Suppose you have a sphere of radius 1.00 m that carries a charge of +1.00 µC at its center. The radius of the sphere is changed to 0.500 m. What happens to the flux through the sphere and the magnitude of the electric field at the surface of the sphere? The flux and field both increase. The flux increases and the field decreases. The flux decreases and the field remains the same. The flux decreases and the field increases. The flux remains the same and the field increases. The flux and field both decrease.

Answer 1

Answer:

The flux remains the same and the field increases.

Explanation:

According to the Gauss' law, the surface integral of the electric field over a closed surface, called the Gaussian surface, is equal to $\dfrac{1}{\epsilon_o}$ times the net charge $q$ enclosed by the surface.

$\oint \vec E \cdot d\vec A=\dfrac{q}{\epsilon_o}\ \ \ \ ............\ (1).$

where,

$\epsilon_o$ = electrical permititivity of free space.

The term on the LHS of Gauss law' $\oint \vec E \cdot d\vec A$ is the electric flux $\phi$ through the Gaussian surface.

Therefore,

$\phi=\dfrac{q}{\epsilon_o}\ \ \ .....................\ (2).$

From equation (2), the electric flux through the sphere depends only on the charge enclosed by the sphere and not on the size of the sphere, therefore, when the radius of the sphere is changed to 0.500 m from 1.00 m, the electric flux through the surface will not change.

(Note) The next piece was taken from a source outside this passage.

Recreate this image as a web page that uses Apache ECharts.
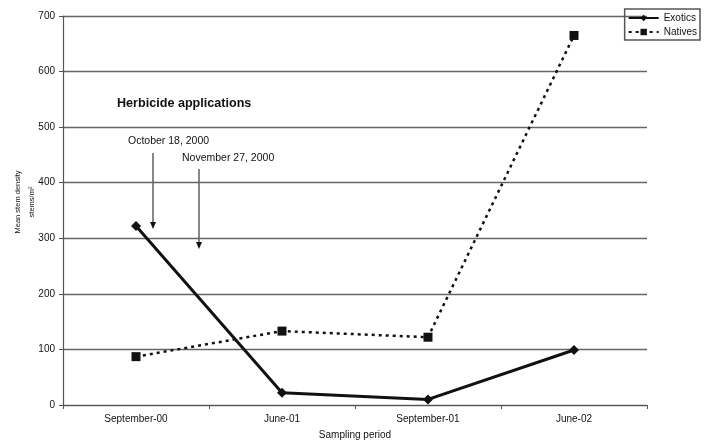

Consider the Gaussian sphere of radius $r$ same as that of the given sphere and concentric with the given sphere, then,

$\oint \vec E \cdot d\vec A=\oint E\ dA$

This is because the direction of the electric field through a Gaussian spherical surface and its surface area element $d\vec A$ is always normal to it.

Therefore,

$\oint \vec E \cdot d\vec A = E\oint dA=E\ 4\pi r^2$

Using equation (1),

$E\ 4\pi r^2=\dfrac{q}{\epsilon_o}\\E=\dfrac{q}{4\pi r^2 \epsilon_o}\\E\propto \dfrac{q}{r^2}$

The electric field is inversely proportional to the square of the radius of the sphere, therefore, on decreasing the radius from  1.00 m to 0.500 m, the electric field increases.

Thus, the correct answer is "The flux remains the same and the field increases".